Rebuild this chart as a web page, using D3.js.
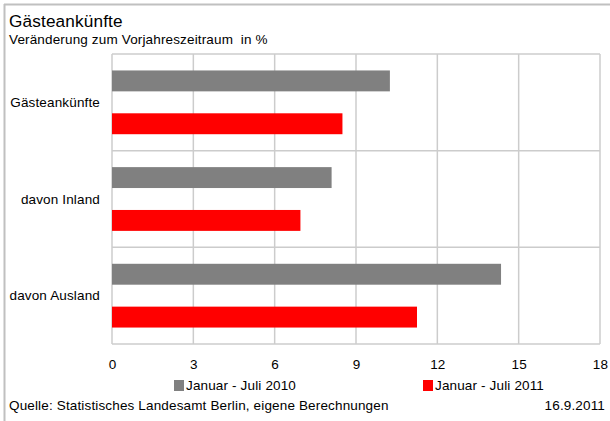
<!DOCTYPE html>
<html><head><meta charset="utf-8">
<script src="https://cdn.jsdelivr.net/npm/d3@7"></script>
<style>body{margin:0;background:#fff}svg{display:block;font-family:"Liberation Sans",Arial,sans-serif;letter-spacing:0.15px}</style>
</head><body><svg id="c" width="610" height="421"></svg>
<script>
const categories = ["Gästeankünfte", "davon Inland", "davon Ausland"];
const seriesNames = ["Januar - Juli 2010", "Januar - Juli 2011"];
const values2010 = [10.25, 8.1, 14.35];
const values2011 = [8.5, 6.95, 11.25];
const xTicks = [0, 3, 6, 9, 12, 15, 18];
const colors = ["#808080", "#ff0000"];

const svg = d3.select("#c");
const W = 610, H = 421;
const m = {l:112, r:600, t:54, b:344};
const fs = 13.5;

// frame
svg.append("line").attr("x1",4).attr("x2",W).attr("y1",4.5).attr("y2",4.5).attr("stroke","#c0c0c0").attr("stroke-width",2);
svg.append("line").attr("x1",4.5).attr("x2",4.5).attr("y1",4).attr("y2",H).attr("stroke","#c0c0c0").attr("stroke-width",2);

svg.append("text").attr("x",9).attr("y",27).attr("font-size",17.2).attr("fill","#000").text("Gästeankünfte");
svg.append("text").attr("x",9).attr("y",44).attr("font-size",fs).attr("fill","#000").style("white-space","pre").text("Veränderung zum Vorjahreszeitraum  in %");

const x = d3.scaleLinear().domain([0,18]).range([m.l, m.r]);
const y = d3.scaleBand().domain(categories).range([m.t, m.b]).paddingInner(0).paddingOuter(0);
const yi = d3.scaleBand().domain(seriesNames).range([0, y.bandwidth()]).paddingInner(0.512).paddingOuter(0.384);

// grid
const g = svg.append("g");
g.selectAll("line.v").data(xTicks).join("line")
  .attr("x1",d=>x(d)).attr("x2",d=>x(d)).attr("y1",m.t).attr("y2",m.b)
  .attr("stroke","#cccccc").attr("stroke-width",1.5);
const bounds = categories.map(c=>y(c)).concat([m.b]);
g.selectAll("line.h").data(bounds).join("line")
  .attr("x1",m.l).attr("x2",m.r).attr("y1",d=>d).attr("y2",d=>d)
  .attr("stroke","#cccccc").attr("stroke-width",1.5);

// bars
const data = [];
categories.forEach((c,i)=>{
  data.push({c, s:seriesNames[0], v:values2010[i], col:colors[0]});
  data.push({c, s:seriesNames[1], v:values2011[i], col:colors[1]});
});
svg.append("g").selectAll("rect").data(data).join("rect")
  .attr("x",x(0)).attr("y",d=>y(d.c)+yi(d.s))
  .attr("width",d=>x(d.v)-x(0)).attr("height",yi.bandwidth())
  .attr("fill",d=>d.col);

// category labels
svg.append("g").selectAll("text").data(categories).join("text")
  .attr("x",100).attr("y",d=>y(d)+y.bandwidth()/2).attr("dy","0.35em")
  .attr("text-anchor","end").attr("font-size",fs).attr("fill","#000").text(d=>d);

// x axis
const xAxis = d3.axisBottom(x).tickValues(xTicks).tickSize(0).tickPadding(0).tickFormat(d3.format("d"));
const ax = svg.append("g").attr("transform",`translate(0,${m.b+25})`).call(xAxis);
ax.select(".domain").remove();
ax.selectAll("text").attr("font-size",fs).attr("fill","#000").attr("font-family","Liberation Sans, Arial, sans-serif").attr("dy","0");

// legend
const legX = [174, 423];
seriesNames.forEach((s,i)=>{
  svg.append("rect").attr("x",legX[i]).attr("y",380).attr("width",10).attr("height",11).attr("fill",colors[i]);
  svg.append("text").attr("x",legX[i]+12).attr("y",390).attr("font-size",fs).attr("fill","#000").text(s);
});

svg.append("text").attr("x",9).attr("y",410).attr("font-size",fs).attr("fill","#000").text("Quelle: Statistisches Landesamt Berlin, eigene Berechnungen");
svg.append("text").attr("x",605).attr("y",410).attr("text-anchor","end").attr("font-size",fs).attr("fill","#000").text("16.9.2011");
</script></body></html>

_ _ _ _

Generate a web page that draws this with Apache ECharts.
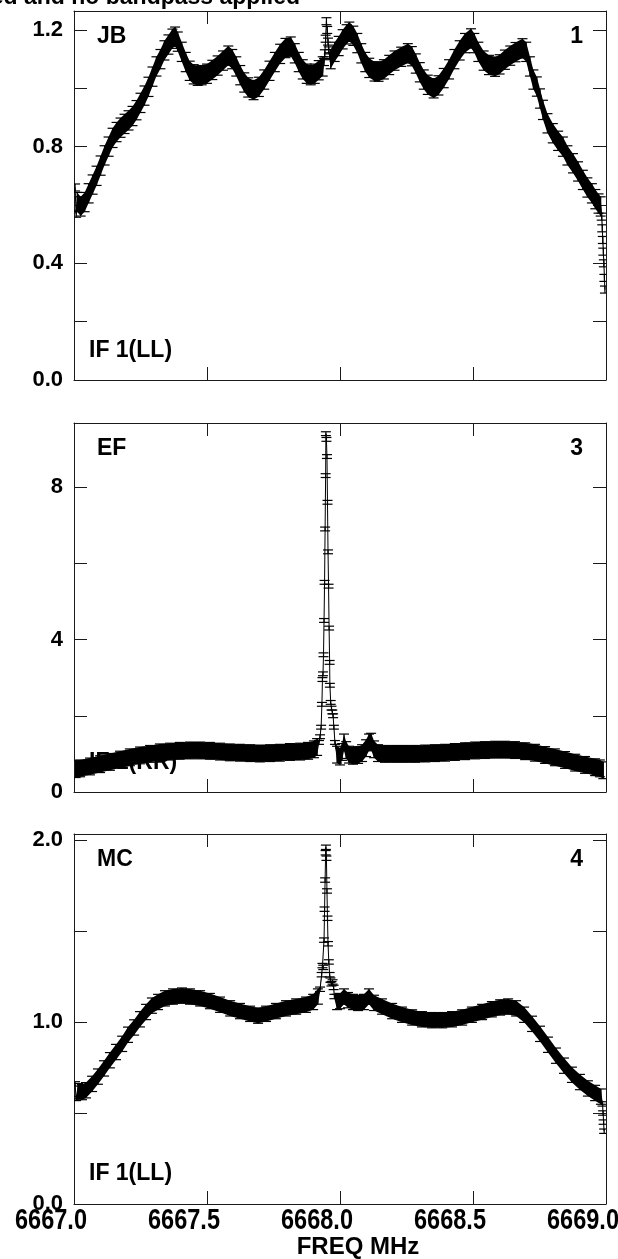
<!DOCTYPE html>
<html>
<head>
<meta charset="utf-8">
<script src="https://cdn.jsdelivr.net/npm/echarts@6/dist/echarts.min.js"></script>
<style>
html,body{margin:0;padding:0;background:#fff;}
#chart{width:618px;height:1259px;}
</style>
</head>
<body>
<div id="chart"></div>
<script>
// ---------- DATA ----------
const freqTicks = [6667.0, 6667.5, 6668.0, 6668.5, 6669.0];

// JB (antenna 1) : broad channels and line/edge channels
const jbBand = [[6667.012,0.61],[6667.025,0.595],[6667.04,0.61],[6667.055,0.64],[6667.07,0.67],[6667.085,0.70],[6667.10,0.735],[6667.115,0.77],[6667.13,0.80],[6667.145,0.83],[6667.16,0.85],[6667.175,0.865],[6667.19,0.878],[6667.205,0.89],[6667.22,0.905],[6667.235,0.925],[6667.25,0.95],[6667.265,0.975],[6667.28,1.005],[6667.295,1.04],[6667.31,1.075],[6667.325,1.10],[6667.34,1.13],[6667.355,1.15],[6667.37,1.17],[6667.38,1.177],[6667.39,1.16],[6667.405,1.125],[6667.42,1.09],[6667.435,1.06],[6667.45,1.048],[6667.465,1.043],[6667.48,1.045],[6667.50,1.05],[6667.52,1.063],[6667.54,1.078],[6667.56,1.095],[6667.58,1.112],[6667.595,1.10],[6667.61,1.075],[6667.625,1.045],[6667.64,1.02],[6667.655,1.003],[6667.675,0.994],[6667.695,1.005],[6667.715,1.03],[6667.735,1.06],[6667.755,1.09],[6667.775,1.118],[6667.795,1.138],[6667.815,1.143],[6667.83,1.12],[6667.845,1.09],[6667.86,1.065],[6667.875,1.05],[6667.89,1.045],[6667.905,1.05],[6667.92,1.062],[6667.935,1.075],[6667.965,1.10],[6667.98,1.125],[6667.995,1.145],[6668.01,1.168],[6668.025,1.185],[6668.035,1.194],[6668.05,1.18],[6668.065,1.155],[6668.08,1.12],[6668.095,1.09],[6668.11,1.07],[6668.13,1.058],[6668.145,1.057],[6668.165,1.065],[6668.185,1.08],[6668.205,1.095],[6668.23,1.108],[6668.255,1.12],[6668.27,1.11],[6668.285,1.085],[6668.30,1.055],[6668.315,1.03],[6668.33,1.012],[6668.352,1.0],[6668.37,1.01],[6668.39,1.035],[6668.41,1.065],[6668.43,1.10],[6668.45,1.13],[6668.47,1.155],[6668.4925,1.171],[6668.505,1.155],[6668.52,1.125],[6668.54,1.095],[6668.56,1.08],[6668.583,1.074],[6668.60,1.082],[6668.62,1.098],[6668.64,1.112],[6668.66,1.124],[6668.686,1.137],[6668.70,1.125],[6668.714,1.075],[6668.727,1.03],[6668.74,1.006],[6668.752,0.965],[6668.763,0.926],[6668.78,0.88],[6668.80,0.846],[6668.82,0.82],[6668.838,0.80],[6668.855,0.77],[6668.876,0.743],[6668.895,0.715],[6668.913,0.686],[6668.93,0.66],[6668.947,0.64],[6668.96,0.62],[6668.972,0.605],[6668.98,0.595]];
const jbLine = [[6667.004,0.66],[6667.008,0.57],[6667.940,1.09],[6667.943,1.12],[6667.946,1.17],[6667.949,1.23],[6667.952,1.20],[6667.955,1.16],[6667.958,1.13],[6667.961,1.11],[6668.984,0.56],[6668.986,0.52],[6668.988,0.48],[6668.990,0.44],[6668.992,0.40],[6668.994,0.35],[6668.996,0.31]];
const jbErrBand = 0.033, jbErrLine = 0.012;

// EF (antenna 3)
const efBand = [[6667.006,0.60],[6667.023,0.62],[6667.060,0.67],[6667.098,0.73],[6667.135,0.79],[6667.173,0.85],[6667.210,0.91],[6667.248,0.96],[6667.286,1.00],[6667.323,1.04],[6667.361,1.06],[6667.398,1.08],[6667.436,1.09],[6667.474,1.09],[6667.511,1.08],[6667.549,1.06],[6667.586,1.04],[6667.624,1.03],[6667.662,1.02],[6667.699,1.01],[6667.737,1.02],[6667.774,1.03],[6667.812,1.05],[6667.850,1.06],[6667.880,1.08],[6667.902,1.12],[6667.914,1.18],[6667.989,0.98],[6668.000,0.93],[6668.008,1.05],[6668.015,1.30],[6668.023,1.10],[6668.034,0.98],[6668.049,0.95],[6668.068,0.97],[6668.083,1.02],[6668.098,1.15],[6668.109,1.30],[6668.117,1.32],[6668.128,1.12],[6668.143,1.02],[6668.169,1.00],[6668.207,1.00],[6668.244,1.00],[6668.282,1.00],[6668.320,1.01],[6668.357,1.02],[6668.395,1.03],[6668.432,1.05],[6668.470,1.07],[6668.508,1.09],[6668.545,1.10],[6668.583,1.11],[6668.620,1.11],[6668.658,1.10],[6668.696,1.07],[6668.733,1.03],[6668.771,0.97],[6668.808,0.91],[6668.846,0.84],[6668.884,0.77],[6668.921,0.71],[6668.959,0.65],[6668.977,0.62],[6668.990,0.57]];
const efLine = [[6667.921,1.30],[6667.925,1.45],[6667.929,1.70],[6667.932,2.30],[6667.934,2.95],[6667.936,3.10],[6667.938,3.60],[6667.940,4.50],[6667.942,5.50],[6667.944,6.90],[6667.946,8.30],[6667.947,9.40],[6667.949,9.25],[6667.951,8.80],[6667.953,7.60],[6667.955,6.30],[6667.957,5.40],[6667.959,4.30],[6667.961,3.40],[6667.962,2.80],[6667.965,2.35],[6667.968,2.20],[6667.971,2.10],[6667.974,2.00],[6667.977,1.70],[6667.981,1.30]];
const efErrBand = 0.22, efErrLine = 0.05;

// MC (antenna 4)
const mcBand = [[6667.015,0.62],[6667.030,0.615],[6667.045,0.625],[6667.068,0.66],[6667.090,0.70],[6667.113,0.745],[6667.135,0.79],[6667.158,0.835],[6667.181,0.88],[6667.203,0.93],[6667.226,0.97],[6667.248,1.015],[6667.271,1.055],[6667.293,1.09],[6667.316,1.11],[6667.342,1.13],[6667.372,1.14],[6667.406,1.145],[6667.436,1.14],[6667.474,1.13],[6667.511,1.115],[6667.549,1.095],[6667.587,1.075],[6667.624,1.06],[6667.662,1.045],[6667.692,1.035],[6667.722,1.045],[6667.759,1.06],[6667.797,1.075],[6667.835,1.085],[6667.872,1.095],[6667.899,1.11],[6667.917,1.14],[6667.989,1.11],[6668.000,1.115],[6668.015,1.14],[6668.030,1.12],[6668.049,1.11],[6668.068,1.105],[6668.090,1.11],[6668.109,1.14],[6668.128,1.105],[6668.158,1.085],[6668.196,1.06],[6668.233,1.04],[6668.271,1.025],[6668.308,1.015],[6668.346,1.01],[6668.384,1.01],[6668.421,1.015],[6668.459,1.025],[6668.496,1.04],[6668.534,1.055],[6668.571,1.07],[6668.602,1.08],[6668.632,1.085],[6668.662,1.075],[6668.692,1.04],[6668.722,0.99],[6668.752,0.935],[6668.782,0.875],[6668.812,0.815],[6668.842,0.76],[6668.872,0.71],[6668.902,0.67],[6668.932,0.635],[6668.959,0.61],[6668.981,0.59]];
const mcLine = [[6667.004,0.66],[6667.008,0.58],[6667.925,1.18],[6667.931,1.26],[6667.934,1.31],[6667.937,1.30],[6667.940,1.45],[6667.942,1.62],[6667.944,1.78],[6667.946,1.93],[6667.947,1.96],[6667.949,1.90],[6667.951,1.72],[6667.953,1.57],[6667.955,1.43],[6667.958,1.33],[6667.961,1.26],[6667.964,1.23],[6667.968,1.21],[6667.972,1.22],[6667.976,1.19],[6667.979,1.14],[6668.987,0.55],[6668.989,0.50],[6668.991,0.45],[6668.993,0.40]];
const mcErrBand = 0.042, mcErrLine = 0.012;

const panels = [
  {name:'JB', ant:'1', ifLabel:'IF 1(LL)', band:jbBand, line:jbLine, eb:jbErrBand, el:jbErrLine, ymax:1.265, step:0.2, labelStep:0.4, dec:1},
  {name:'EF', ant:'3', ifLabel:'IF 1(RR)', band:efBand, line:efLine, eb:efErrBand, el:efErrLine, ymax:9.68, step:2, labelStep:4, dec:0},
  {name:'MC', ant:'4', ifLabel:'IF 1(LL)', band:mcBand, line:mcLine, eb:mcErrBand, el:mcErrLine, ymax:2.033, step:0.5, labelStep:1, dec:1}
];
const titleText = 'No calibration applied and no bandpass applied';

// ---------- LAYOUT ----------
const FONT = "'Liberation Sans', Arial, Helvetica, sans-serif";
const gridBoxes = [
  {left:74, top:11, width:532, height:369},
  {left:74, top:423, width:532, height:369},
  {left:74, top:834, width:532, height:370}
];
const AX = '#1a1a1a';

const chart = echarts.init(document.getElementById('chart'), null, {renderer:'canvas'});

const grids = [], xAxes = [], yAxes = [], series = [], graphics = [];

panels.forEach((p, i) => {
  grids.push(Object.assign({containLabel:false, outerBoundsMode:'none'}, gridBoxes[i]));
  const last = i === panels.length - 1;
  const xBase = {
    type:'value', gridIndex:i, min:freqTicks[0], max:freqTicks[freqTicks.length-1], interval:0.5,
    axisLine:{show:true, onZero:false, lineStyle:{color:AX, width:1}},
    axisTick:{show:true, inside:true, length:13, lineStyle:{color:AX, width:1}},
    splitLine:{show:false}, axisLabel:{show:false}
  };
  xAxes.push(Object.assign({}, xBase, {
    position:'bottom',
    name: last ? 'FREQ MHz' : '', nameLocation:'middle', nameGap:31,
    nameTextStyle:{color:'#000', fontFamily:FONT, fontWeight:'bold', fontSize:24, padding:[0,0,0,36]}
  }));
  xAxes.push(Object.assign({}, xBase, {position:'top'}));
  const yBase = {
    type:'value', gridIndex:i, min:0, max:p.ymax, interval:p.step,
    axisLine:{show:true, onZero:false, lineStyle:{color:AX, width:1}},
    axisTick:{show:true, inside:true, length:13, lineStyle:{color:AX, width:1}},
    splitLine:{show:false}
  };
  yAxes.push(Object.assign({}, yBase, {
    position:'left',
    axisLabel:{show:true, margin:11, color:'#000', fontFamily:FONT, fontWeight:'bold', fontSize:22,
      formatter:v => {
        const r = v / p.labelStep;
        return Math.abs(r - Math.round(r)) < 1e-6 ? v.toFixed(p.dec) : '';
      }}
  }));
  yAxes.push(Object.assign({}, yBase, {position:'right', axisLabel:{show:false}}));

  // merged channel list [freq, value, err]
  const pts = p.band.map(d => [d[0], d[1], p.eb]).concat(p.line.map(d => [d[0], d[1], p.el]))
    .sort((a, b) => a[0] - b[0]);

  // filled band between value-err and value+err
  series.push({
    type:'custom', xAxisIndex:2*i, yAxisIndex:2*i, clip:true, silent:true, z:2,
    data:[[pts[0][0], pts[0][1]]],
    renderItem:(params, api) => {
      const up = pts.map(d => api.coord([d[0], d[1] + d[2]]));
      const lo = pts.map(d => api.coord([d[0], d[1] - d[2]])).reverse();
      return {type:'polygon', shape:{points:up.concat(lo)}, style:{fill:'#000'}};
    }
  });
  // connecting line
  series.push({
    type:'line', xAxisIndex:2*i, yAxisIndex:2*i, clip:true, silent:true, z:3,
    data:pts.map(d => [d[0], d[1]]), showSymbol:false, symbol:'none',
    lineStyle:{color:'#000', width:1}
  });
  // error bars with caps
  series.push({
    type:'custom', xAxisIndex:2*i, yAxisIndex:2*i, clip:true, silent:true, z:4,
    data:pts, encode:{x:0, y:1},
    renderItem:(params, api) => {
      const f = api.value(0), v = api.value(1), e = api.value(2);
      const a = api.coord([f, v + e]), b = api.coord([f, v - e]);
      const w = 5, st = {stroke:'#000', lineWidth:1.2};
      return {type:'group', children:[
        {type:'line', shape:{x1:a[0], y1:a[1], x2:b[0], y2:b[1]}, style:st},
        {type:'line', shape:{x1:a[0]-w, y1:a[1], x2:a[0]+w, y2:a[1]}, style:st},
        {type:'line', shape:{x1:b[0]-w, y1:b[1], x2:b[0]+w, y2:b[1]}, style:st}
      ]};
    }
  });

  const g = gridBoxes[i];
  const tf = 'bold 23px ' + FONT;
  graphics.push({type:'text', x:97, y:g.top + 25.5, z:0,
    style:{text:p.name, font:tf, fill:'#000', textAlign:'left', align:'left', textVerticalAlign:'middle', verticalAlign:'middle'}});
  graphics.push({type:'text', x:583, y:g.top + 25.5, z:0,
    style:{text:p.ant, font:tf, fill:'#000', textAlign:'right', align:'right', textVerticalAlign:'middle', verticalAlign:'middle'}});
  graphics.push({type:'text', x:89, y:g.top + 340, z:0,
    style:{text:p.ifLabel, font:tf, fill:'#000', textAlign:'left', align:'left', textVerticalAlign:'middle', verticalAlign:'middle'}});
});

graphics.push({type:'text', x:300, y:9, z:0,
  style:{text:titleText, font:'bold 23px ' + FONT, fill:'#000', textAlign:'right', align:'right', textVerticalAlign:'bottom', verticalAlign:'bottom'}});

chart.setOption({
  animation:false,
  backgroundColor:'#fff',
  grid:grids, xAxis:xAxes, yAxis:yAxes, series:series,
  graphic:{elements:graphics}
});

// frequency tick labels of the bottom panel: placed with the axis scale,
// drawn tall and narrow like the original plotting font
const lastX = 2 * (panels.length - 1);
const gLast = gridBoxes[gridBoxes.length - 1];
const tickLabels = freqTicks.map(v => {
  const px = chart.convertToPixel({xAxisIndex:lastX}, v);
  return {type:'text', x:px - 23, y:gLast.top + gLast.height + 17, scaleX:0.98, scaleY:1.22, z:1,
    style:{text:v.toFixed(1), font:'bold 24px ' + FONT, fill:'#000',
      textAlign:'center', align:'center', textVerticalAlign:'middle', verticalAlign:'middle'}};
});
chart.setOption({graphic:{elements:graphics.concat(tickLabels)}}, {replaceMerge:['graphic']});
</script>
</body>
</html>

_ _ _ _

Start at the line above containing "Rebuild this chart" and stop at the line containing "const fs = 13.5;": print those lines and everything between them exactly, but not the pictures.

Answer below -
Rebuild this chart as a web page, using D3.js.
<!DOCTYPE html>
<html><head><meta charset="utf-8">
<script src="https://cdn.jsdelivr.net/npm/d3@7"></script>
<style>body{margin:0;background:#fff}svg{display:block;font-family:"Liberation Sans",Arial,sans-serif;letter-spacing:0.15px}</style>
</head><body><svg id="c" width="610" height="421"></svg>
<script>
const categories = ["Gästeankünfte", "davon Inland", "davon Ausland"];
const seriesNames = ["Januar - Juli 2010", "Januar - Juli 2011"];
const values2010 = [10.25, 8.1, 14.35];
const values2011 = [8.5, 6.95, 11.25];
const xTicks = [0, 3, 6, 9, 12, 15, 18];
const colors = ["#808080", "#ff0000"];

const svg = d3.select("#c");
const W = 610, H = 421;
const m = {l:112, r:600, t:54, b:344};
const fs = 13.5;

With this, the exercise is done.